# Task to complete
The lines to extract run from the first line of the material below to the line containing "(0,0) rectangle (873,1568);", both included; leave the pictures behind.

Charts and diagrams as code
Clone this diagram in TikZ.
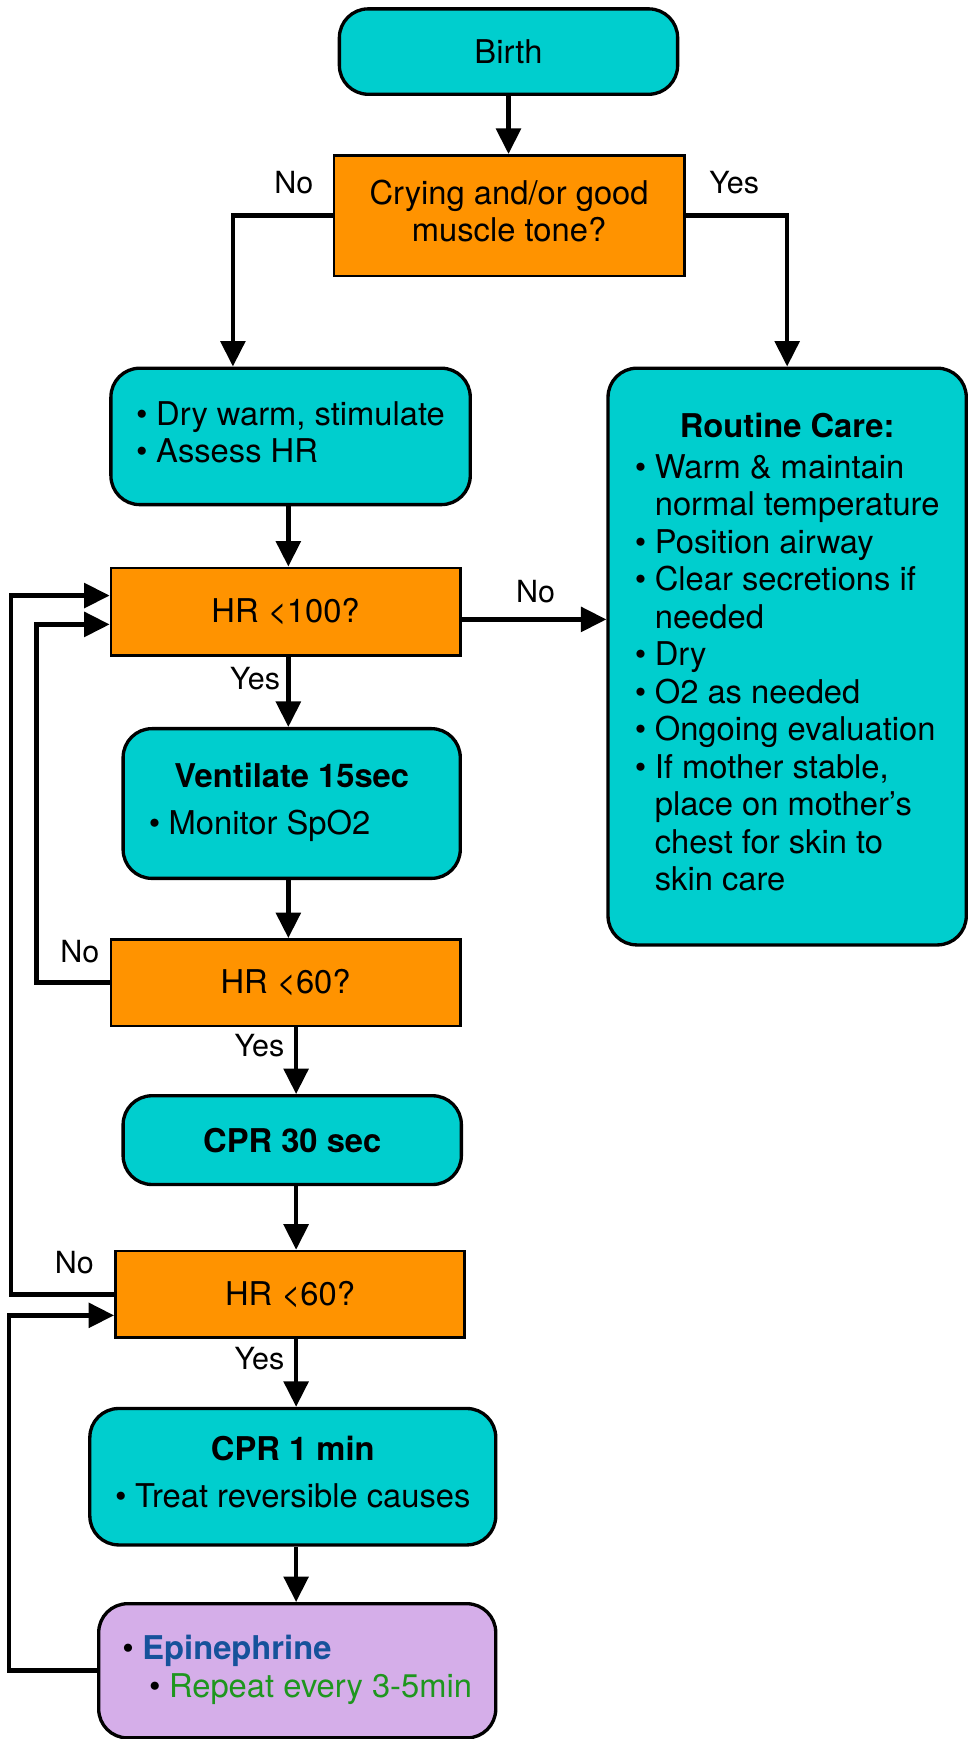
\documentclass[tikz,border=0pt]{standalone}
\usepackage{fontspec}
\setmainfont{TeX Gyre Heros}
\usetikzlibrary{arrows.meta}
\definecolor{teal1}{RGB}{0,206,206}
\definecolor{orng}{RGB}{255,147,0}
\definecolor{lav}{RGB}{213,174,233}
\definecolor{epiblue}{RGB}{22,82,155}
\definecolor{epigreen}{RGB}{30,150,30}
\newcommand{\bul}{\makebox[18pt][l]{•}}
\newcommand{\ind}{\hspace*{18pt}}
\begin{document}
\begin{tikzpicture}[x=1pt,y=-1pt,
  every node/.style={font=\fontsize{29.5}{33.8}\selectfont},
  tbox/.style={draw, line width=3pt, fill=teal1, rounded corners=26pt, inner sep=0pt},
  qbox/.style={draw, line width=2.3pt, fill=orng, inner sep=0pt},
  arr/.style={line width=4.2pt, -{Triangle[length=23pt,width=22pt]}},
  lbl/.style={font=\fontsize{27.5}{32}\selectfont, inner sep=0pt}]
\useasboundingbox (0,0) rectangle (873,1568);

\node[tbox, minimum width=305pt, minimum height=77pt] (birth) at (458.5,46.5) {Birth};
\node[qbox, minimum width=316pt, minimum height=109pt] (dec) at (459,194.5)
  {\begin{tabular}{@{}c@{}}Crying and/or good\\ muscle tone?\end{tabular}};
\node[tbox, minimum width=324pt, minimum height=123pt] (dry) at (262,393.5)
  {\begin{tabular}{@{}l@{}}\bul Dry warm, stimulate\\ \bul Assess HR\end{tabular}};
\node[tbox, minimum width=323pt, minimum height=520pt] (rc) at (709.75,592)
  {\begin{tabular}{@{}l@{}}
   \multicolumn{1}{@{}c@{}}{\bfseries Routine Care:}\\[3pt]
   \bul Warm \& maintain\\
   \ind normal temperature\\
   \bul Position airway\\
   \bul Clear secretions if\\
   \ind needed\\
   \bul Dry\\
   \bul O2 as needed\\
   \bul Ongoing evaluation\\
   \bul If mother stable,\\
   \ind place on mother’s\\
   \ind chest for skin to\\
   \ind skin care
  \end{tabular}};
\node[qbox, minimum width=315pt, minimum height=79pt] (h100) at (257.5,551.5) {HR <100?};
\node[tbox, minimum width=304pt, minimum height=135pt] (vent) at (263,724.5)
  {\begin{tabular}{@{}l@{}}
   \multicolumn{1}{@{}c@{}}{\bfseries Ventilate 15sec}\\[9pt]
   \bul Monitor SpO2\hspace*{58pt}
  \end{tabular}};
\node[qbox, minimum width=315pt, minimum height=78pt] (h60a) at (257.5,886) {HR <60?};
\node[tbox, minimum width=305pt, minimum height=80pt] (cpr30) at (263.5,1028) {\bfseries CPR 30 sec};
\node[qbox, minimum width=315pt, minimum height=78pt] (h60b) at (261.5,1167) {HR <60?};
\node[tbox, minimum width=366pt, minimum height=123pt] (cpr1) at (264,1331.5)
  {\begin{tabular}{@{}l@{}}
   \multicolumn{1}{@{}c@{}}{\bfseries CPR 1 min}\\[9pt]
   \bul Treat reversible causes
  \end{tabular}};
\node[tbox, fill=lav, minimum width=358pt, minimum height=121pt] (epi) at (268,1506.5)
  {\begin{tabular}{@{}l@{}}
   \bul{\color{epiblue}\bfseries Epinephrine}\\
   \hspace*{24pt}\bul{\color{epigreen}Repeat every 3-5min}
  \end{tabular}};

% labels
\node[lbl] (lno1) at (265,165) {No};
\node[lbl] (lyes1) at (662,165) {Yes};
\node[lbl] (lno2) at (483,533) {No};
\node[lbl] (lyes2) at (230,612) {Yes};
\node[lbl] (lno3) at (72,858) {No};
\node[lbl] (lyes3) at (234,943) {Yes};
\node[lbl] (lno4) at (67,1138) {No};
\node[lbl] (lyes4) at (234,1225) {Yes};

% connectors
\draw[arr] (birth.south) -- (birth.south |- dec.north);
\draw[arr] (dec.west) -| ([xshift=-52pt]dry.north);
\draw[arr] (dec.east) -| (rc.north);
\draw[arr] ([xshift=-2pt]dry.south) -- ([xshift=-2pt]dry.south |- h100.north);
\draw[arr] ([yshift=-7pt]h100.east) -- ([yshift=-7pt]h100.east -| rc.west);
\draw[arr] ([xshift=2.5pt]h100.south) -- ([xshift=2.5pt]h100.south |- vent.north);
\draw[arr] ([xshift=-3pt]vent.south) -- ([xshift=-3pt]vent.south |- h60a.north);
\draw[arr] (h60a.west) -| (33,700) |- ([yshift=-11.5pt]h100.west);
\draw[arr] ([xshift=9.5pt]h60a.south) -- ([xshift=9.5pt]h60a.south |- cpr30.north);
\draw[arr] ([xshift=3.5pt]cpr30.south) -- ([xshift=3.5pt]cpr30.south |- h60b.north);
\draw[arr] (h60b.west) -| (10,800) |- ([yshift=14.5pt]h100.west);
\draw[arr] ([xshift=5.5pt]h60b.south) -- ([xshift=5.5pt]h60b.south |- cpr1.north);
\draw[arr] ([xshift=3pt]cpr1.south) -- ([xshift=3pt]cpr1.south |- epi.north);
\draw[arr] (epi.west) -| (8,1300) |- ([yshift=-19pt]h60b.west);
\end{tikzpicture}
\end{document}
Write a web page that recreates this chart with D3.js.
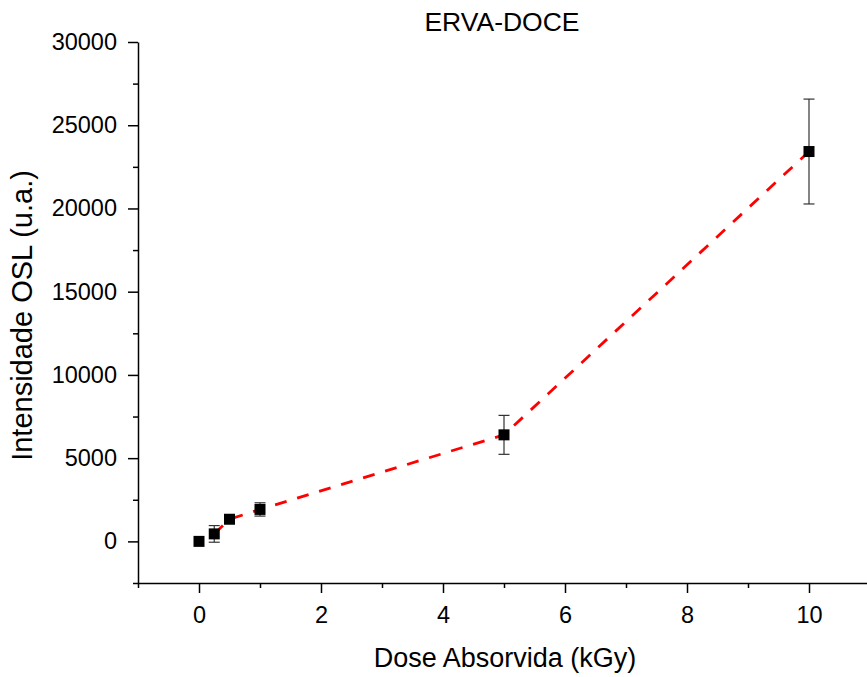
<!DOCTYPE html>
<html>
<head>
<meta charset="utf-8">
<script src="https://cdn.jsdelivr.net/npm/d3@7"></script>
<style>
  body { margin: 0; background: #fff; }
  text { font-family: "Liberation Sans", Arial, sans-serif; fill: #000; }
</style>
</head>
<body>
<div id="chart"></div>
<script>
// data
const doses = [0, 0.25, 0.5, 1, 5, 10];
const intensity = [0, 450, 1330, 1920, 6400, 23420];
const errors = [0, 500, 0, 400, 1170, 3150];
const xTicks = [0, 2, 4, 6, 8, 10];
const yTicks = [0, 5000, 10000, 15000, 20000, 25000, 30000];

const width = 867, height = 677;
const svg = d3.select("#chart").append("svg")
    .attr("width", width)
    .attr("height", height);

// scales
const x = d3.scaleLinear().domain([-1, 11]).range([138, 870]);
const y = d3.scaleLinear().domain([-2500, 30000]).range([583, 42]);

// minor ticks first
const xMinor = d3.range(-1, 12, 2);
const yMinor = d3.range(-2500, 30000, 5000);

svg.append("g")
    .attr("transform", `translate(0, ${y(-2500)})`)
    .call(d3.axisBottom(x).tickValues(xMinor).tickSize(5).tickFormat(""))
    .call(g => g.select(".domain").remove())
    .selectAll("line").attr("stroke-width", 1.5);

svg.append("g")
    .attr("transform", `translate(${x(-1)}, 0)`)
    .call(d3.axisLeft(y).tickValues(yMinor).tickSize(5).tickFormat(""))
    .call(g => g.select(".domain").remove())
    .selectAll("line").attr("stroke-width", 1.5);

// x axis
const xAxis = svg.append("g")
    .attr("transform", `translate(0, ${y(-2500)})`)
    .call(d3.axisBottom(x).tickValues(xTicks).tickSize(10).tickPadding(13)
        .tickSizeOuter(0).tickFormat(d3.format("d")));
xAxis.select(".domain").attr("stroke-width", 1.5);
xAxis.selectAll(".tick line").attr("stroke-width", 1.5);
xAxis.selectAll(".tick text")
    .style("font-size", "23.5px")
    .style("font-family", "Liberation Sans, Arial, sans-serif");

// y axis
const yAxis = svg.append("g")
    .attr("transform", `translate(${x(-1)}, 0)`)
    .call(d3.axisLeft(y).tickValues(yTicks).tickSize(10).tickPadding(11)
        .tickSizeOuter(0).tickFormat(d3.format("d")));
yAxis.select(".domain").attr("stroke-width", 1.5);
yAxis.selectAll(".tick line").attr("stroke-width", 1.5);
yAxis.selectAll(".tick text")
    .style("font-size", "23.5px")
    .style("font-family", "Liberation Sans, Arial, sans-serif");

// dashed red line (starts from the second point)
const line = d3.line()
    .x(d => x(d[0]))
    .y(d => y(d[1]));

const linePts = doses.map((d, i) => [d, intensity[i]]).slice(1);
svg.append("path")
    .datum(linePts)
    .attr("d", line)
    .attr("fill", "none")
    .attr("stroke", "#ff0000")
    .attr("stroke-width", 2.8)
    .attr("stroke-dasharray", "12,11");

// error bars
const bars = svg.append("g").attr("stroke", "#333").attr("stroke-width", 1.2);
doses.forEach((d, i) => {
    if (!errors[i]) return;
    const cx = x(d);
    const y1 = y(intensity[i] + errors[i]);
    const y2 = y(intensity[i] - errors[i]);
    bars.append("line").attr("x1", cx).attr("x2", cx).attr("y1", y1).attr("y2", y2);
    bars.append("line").attr("x1", cx - 5.5).attr("x2", cx + 5.5).attr("y1", y1).attr("y2", y1);
    bars.append("line").attr("x1", cx - 5.5).attr("x2", cx + 5.5).attr("y1", y2).attr("y2", y2);
});

// square markers
svg.selectAll(".dot")
    .data(doses)
    .enter().append("rect")
    .attr("class", "dot")
    .attr("x", d => x(d) - 5.5)
    .attr("y", (d, i) => y(intensity[i]) - 5.5)
    .attr("width", 11)
    .attr("height", 11)
    .attr("fill", "#000");

// title
svg.append("text")
    .attr("text-anchor", "middle")
    .attr("x", 502)
    .attr("y", 31)
    .style("font-size", "26.5px")
    .text("ERVA-DOCE");

// x axis label
svg.append("text")
    .attr("text-anchor", "middle")
    .attr("x", 505)
    .attr("y", 667)
    .style("font-size", "27px")
    .text("Dose Absorvida (kGy)");

// y axis label
svg.append("text")
    .attr("text-anchor", "middle")
    .attr("transform", "translate(32, 315.5) rotate(-90)")
    .style("font-size", "29px")
    .text("Intensidade OSL (u.a.)");
</script>
</body>
</html>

# Output of the task
Clone this diagram in TikZ.
\documentclass[tikz,border=0pt]{standalone}
\usepackage{fontspec}
\setmainfont{TeX Gyre Heros}
\usetikzlibrary{arrows.meta}
\definecolor{teal1}{RGB}{0,206,206}
\definecolor{orng}{RGB}{255,147,0}
\definecolor{lav}{RGB}{213,174,233}
\definecolor{epiblue}{RGB}{22,82,155}
\definecolor{epigreen}{RGB}{30,150,30}
\newcommand{\bul}{\makebox[18pt][l]{•}}
\newcommand{\ind}{\hspace*{18pt}}
\begin{document}
\begin{tikzpicture}[x=1pt,y=-1pt,
  every node/.style={font=\fontsize{29.5}{33.8}\selectfont},
  tbox/.style={draw, line width=3pt, fill=teal1, rounded corners=26pt, inner sep=0pt},
  qbox/.style={draw, line width=2.3pt, fill=orng, inner sep=0pt},
  arr/.style={line width=4.2pt, -{Triangle[length=23pt,width=22pt]}},
  lbl/.style={font=\fontsize{27.5}{32}\selectfont, inner sep=0pt}]
\useasboundingbox (0,0) rectangle (873,1568);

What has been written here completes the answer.